Harga tepung pada hari meugang puasa yang lalu saat stok bahan kue per karung/sak ukuran 25 kg mencapai Rp235.000, bulan ini ada stok ± 100 kg, sedangkan minyak goreng tersedia stok 100 kg. Untuk sementara, bahan-bahan yang lain juga mengalami kenaikan. “Inilah salah satu penyebab mengapa pedagang musiman tidak banyak dibandingkan dengan Ramadhan yang lalu, beda dengan saya,” kata Kak Tie.
Dia harus memenuhi permintaan pelanggan tetap dan ada juga yang dari luar kota.
Kue produk ‘homemade’ Kak Tie selain ukurannya besar rasanya juga enak dan gurih. Berbeda dengan yang lainnya. Kalau mau mencoba tunggu waktu buka puasa ya, hehehe.

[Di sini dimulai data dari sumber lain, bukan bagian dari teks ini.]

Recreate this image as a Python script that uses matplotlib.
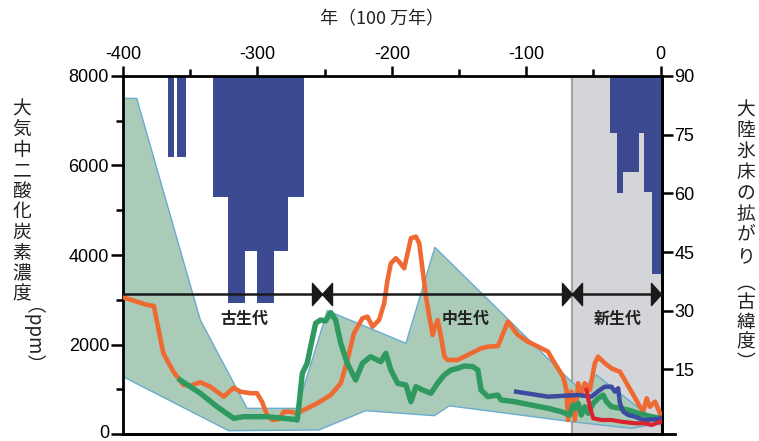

Pelayanan yang diberikan kepada pelanggan juga prima. Jika pembelian dalam jumlah 25 potong atau lebih, maka akan diantar ke tempat, tetapi hanya di seputaran kampung saja.
Dari hasil berjualan dalam beberapa tahun saja Kak Tie telah mampu membeli sepetak tanah dan satu unit sepeda motor. Kak Tie kini sudah mandiri walaupun masih hidup sendiri. Dia bahagia menikmati hasil kerja keras dan ketekunanya berjualan. Tak sekalipun terlintas di benaknya hidup dari belas kasihan orang lain.